Crowned the 2010 World Champion of Public Speaking was David Henderson, with his speech titled The Aviators. Why did David win? I think that beyond the obvious speaking ability and outstanding delivery, he had one of the most touching stories and a powerful message.
David told of how he met and made friends with a girl when he was 7 years old. As friends they used to play aviator together (hence the title). But his freind was soon diagnosed with a potentially terminal illness. Without taking too much from his story, he found himself questioning why he should love someone that was just going to die, and that’s when he learned that losing people is part of loving people and the pain of regret would hurt more and longer than the pain of loss. The story of the next 7 years was so moving that there were actual sobs coming from throughout the audience. He was that good.

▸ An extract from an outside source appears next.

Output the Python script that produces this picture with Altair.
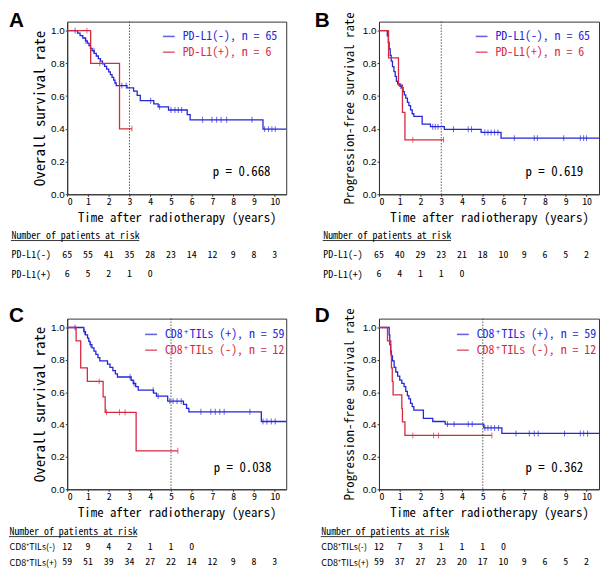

Second place Robert Mackenzie also had an outstanding speech titled My Alter Ego. He told of his alter-ego, Bobby Backwards (Bob for short). He told of how big that alter ego was, because it was fuelled by all of the “no’s” in his life. His message was strong, about the need to say yes to life, rather than retreat into the protection of Bob. My favorite line was, “By 30 I had said ‘no’ more times that Toyota said ‘recall’.” Other top line, told after telling us about having a heart attack and how they say the fear of public speaking is greater than the fear of death: “Not. Even. Close.”
Third place went to Linus Chang and his speech, Being Jane. Rather humorously he told about his experience with the wonderful voice of his GPS, Jane. By pointing out haw Jane never gets angry or terse when you get lost, and is always flexible about your future plans, he drew a correlation to our lives and how we can have more freedom in our lives if we look at things like Jane does.
The remaining contestants were all wonderful too, so I’m glad I wasn’t judging this one. Here’s a bit on their speeches, given in their speaking order (only 1st – 3rd place are announced):
Lisa Panarello‘s speech Mission I’m Possible was the first in the contest. There are mixed reviews as to whether going first is good or bad, and after Lisa’s strong presentation I’d bet that debate will continue for at least one more year. My favorite line: “Break the rules – if the job posting says ‘Don’t Call’, then call. You’ll probably be the only one.” Her three points were:
Kevin McCue – started his speech with remote control in hand. Whatcha Got? was a good reminder that we don’t all have to aspire to be Brad Pitt or whatever. Use the tallents you have and don’t worry about being like someone else. I loved the reference to Pepper Martin of the 1930’s St. Louis Cardinals. Anyone that genuinely loves the Cardinals should win. Just sayin’
Robin Grieve told us that Wings are for Flying. He compared his son’s departure from home at 18 to a baby eagle leaving the nest. Very nice message that whenever we set something free, we set ourselves free.
Joseph Grondin told us that we should all be Merchants of Hope. Nice story about making the difference in a teen’s life.
Ian Humphrey – I saw Ian’s speech in Semi-Final contest #1 on Thursday, and I have to tell you that I was (a) pulling for him, and (b) a bit surprised he didn’t place. This is why I say the judging would be super difficult at that level. This speech, It’s Not About the Knockdown drew parellels to being knocked down in boxing and knocked down in life.
Note: Look here for a clip.
Jamie MacDonald – His speech Unchained Memory talked about his earliest memory and to be honest I’m not sure I understood his message, so I don’t want to post a poor guess here. He did tell a nice story.
Nothing beats watching the competition at this level. The preparation, the skill, and the execution give all of us something to aspire to. If you missed it, buy the video. If you saw it, buy the video.
Next…on to the Region III reception and then the President’s Dinner Dance.